親にとっては、長年暮らしてきたところからの引越しには「リロケーション・ダメージ(引越しにともなう精神的ダメージ)」がともないます。また、人間には相性というものがあります。相性はなにも、人間との相性だけではありません。その土地の気候や文化といった面でも、相性が合わないということはよくあります。
とにかく、いざ、同居してみて、相性が合わなかったときに、親にはもはや帰る場所がないという状況だけは避けるべきでしょう。そうしたリスクがあるにも関わらず、親孝行したいという気持ちから、親を地方から都市部に呼び寄せるという決断をする人も多くいます。
しかし、それが本当に親孝行になるのかどうか、様々な側面から考えてみることが大切です。そうした側面のひとつとして見落とされがちなのが、地域の介護のサービスレベルです。あくまでも一般論にすぎませんが、都市部における介護のほうが、地方よりも優れているということはないのです。
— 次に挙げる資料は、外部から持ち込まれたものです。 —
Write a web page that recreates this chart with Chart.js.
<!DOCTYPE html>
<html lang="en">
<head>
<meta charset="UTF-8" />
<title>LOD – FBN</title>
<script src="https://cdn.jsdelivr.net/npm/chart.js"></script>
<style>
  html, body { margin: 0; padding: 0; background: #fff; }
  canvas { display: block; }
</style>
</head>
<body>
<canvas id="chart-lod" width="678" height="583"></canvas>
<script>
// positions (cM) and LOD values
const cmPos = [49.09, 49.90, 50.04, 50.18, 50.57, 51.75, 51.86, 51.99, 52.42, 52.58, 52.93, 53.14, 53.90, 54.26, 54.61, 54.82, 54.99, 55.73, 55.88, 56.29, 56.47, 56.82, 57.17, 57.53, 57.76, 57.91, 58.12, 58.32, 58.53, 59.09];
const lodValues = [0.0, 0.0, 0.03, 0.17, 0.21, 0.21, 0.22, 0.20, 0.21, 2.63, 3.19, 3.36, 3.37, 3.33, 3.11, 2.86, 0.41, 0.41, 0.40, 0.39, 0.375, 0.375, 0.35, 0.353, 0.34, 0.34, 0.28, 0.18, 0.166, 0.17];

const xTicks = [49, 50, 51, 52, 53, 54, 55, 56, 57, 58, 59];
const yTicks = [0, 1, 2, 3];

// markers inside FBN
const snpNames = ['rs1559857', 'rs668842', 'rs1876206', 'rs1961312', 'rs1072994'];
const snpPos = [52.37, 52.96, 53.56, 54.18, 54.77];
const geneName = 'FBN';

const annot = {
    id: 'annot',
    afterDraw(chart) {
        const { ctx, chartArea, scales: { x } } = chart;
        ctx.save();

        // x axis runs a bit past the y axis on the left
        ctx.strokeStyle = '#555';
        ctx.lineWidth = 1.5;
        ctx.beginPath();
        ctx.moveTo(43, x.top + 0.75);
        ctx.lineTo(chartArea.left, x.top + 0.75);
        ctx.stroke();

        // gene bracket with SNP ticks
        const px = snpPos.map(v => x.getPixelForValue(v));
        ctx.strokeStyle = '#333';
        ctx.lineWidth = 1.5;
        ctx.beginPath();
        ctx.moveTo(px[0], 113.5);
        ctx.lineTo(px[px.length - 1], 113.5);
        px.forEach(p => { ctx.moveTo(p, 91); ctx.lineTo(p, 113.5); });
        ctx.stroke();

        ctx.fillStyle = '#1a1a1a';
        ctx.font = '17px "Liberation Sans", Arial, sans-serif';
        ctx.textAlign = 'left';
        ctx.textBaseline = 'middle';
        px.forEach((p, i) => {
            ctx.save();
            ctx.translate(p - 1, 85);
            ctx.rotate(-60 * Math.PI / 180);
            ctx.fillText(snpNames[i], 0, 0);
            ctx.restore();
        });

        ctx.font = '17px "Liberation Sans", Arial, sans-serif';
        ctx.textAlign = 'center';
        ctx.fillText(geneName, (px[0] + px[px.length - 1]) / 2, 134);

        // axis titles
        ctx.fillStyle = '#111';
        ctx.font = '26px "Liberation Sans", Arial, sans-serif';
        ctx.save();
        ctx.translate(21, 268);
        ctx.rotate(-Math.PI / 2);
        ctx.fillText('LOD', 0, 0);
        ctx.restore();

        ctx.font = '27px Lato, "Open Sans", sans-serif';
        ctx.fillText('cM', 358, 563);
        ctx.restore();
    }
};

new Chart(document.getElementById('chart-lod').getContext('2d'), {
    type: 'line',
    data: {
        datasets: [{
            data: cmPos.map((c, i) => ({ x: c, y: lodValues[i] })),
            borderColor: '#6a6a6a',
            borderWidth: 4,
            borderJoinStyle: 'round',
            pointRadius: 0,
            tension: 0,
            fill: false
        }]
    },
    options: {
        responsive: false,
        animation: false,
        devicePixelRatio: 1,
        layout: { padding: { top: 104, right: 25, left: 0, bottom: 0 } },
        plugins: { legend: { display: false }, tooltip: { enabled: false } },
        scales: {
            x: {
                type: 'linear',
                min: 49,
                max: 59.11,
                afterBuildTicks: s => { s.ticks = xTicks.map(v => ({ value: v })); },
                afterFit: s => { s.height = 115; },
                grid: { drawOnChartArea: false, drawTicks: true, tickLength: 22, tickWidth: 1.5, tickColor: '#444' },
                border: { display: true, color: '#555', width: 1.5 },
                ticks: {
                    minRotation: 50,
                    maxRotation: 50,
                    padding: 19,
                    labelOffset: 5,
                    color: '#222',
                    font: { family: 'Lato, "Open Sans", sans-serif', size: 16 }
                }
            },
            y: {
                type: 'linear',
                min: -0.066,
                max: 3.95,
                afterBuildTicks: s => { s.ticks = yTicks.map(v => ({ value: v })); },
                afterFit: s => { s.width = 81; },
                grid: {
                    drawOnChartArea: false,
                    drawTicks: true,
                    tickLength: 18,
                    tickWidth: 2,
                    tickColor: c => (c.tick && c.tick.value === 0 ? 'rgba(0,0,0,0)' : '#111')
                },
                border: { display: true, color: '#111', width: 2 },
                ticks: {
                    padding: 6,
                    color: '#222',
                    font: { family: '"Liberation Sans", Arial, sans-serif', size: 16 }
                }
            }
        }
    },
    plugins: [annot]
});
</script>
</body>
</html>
都市部は、すべての生活サービスが、地方よりも優れているように感じられるかもしれません。しかし、それは事実ではありません。特に社会福祉の分野では、地価が高い都市部ではコストが高くなりすぎて、本来は直接的に社会福祉のために使われるべきお金の少なからぬ部分が、地主に渡ってしまうという運命にあります。
これに対して地方は、医療の場合もそうであるように、意外なほど、ヘルスケアの環境は整っているのです。「東京一極集中」というのは、ことヘルスケアに関しては、正しくありません。むしろ、逆転現象さえ見られるくらいです。
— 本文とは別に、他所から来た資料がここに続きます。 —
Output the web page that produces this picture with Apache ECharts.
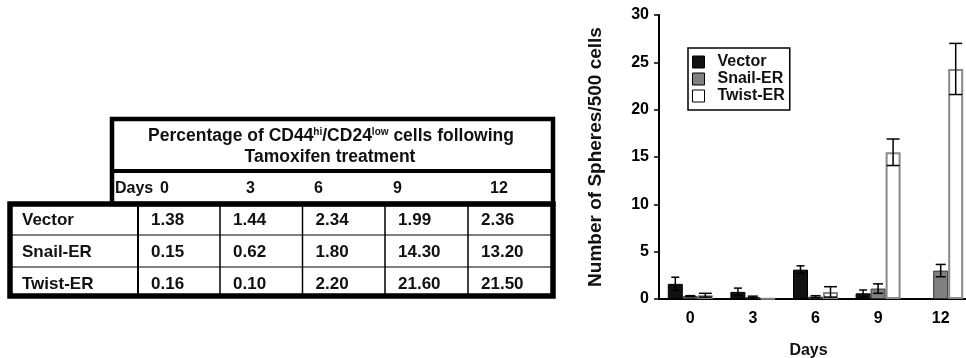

自分が暮らしている自治体と、親が暮らしている自治体の医療・介護力については、簡易ですが、日経ビジュアル・データのサイトから確認することが可能です。まずは、このサイトで、親の暮らしている自治体を確認してみてください。
親の要介護度が上がってしまい、いよいよ在宅介護では対応できないとなったときは、特別養護老人ホーム(特養)を考えないとなりません。しかし、安価であり、かつサービス内容が充実している特養は、どこも満室であることが多いのです。特養への入居を待っている人は、少なくとも、全国で50万人はいます。
ところが、です。なかなか入居できないことで有名な特養であっても、地方なら、意外とすんなり入居できる可能性があります。地方でも特養は満室なのですが、それでも、都市部よりは、ずっと入りやすい状態にあります。そしてこの状態は、今後さらに顕在化してくるかもしれないのです。
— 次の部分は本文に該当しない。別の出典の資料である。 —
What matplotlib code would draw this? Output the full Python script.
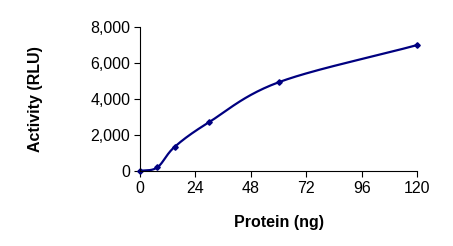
import numpy as np
from matplotlib import pyplot as plt
from matplotlib.ticker import FuncFormatter

protein = [0, 7.5, 15, 30, 60, 120]
activity = [0, 200, 1340, 2720, 4930, 7000]
x_ticks = [0, 24, 48, 72, 96, 120]
y_ticks = [0, 2000, 4000, 6000, 8000]

navy = "#000080"

def smooth(xs, ys, n=40):
    # Catmull-Rom through the points, like Excel's smoothed line
    xs = np.asarray(xs, float)
    ys = np.asarray(ys, float)
    px = np.concatenate([[2 * xs[0] - xs[1]], xs, [2 * xs[-1] - xs[-2]]])
    py = np.concatenate([[2 * ys[0] - ys[1]], ys, [2 * ys[-1] - ys[-2]]])
    outx, outy = [], []
    t = np.linspace(0, 1, n)
    for i in range(1, len(px) - 2):
        for p, out in ((px, outx), (py, outy)):
            p0, p1, p2, p3 = p[i - 1], p[i], p[i + 1], p[i + 2]
            out.extend(0.5 * ((2 * p1) + (-p0 + p2) * t
                              + (2 * p0 - 5 * p1 + 4 * p2 - p3) * t ** 2
                              + (-p0 + 3 * p1 - 3 * p2 + p3) * t ** 3))
    return outx, outy

plt.rcParams['font.family'] = ['Liberation Sans', 'DejaVu Sans']
fig = plt.figure(figsize=(4.53, 2.46), dpi=100)
ax = fig.add_axes([0.309, 0.305, 0.612, 0.585])

sx, sy = smooth(protein, activity)
ax.plot(sx, sy, color=navy, lw=1.6, clip_on=False)
ax.plot(protein, activity, ls="none", marker="D", ms=2.8, color=navy, clip_on=False)

ax.set_xlim(0, 120)
ax.set_ylim(0, 8000)
ax.set_xticks(x_ticks)
ax.set_yticks(y_ticks)
ax.yaxis.set_major_formatter(FuncFormatter(lambda v, p: f"{int(v):,}"))
ax.spines["top"].set_visible(False)
ax.spines["right"].set_visible(False)
ax.tick_params(direction="out", length=4, labelsize=11.5, width=0.8, pad=3)
ax.set_xlabel("Protein (ng)", fontsize=11.5, fontweight="bold", labelpad=14)
ax.set_ylabel("Activity (RLU)", fontsize=11.5, fontweight="bold", labelpad=34)

fig.savefig("out.png", dpi=100)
その理由は、地方においては、若者だけでなく、高齢者の人口も減り始めているからです。最近、秋田県の人口が100万人を割ったことが話題になりましたが、以下、その秋田県のニュース、秋田魁新報の記事(2017年4月23日)より、一部引用します。
秋田県東成瀬村の特別養護老人ホーム幸寿苑(定員50人)の入所待機者数は近年、減少傾向にある。数年前まで村民の待機者は50人ほどで推移していたが、昨年は約40人に減少。併設するショートステイの利用者数も減っており、本年度からは6床減の10床体制に変えた。
「人口減少の影響が出ている。いずれは入所者を探さなければならない状況になるかもしれない」と谷藤勉施設長は話す。現在、介護職員23人を配置しているが「施設規模の現状維持は考えにくい。これからは身の丈に合った運営が求められる」と続ける。
「東京一極集中」というのは、若者については、確かにそうした事実が認められます。しかし高齢者について考えた場合、東京をはじめとした都市部には、それほど魅力はないかもしれないのです。実際に、50〜74歳の年齢層に関しては、東京圏からの流出のほうが人数的に多くなっています。
親を思う子供としての視点からは、都市部の便利さが強調されて見えるかもしれません。しかし、それは必ずしも正しくないかもしれないのです。そうした固定観念から自由になって、親のことは、できるだけ住み慣れた地域で、これまで築いてきた関係性を維持するという視点から考えたほうが良い可能性があります。
とにかく、相手が誰であっても、同居というのは、想像以上にストレスのあるものです。さらに介護ともなれば、10年以上という期間に渡って、関係性が続きます。ストレスのないリラックスした空間であるはずの自宅が、ストレスの発生源になってしまっては、もともこもありません。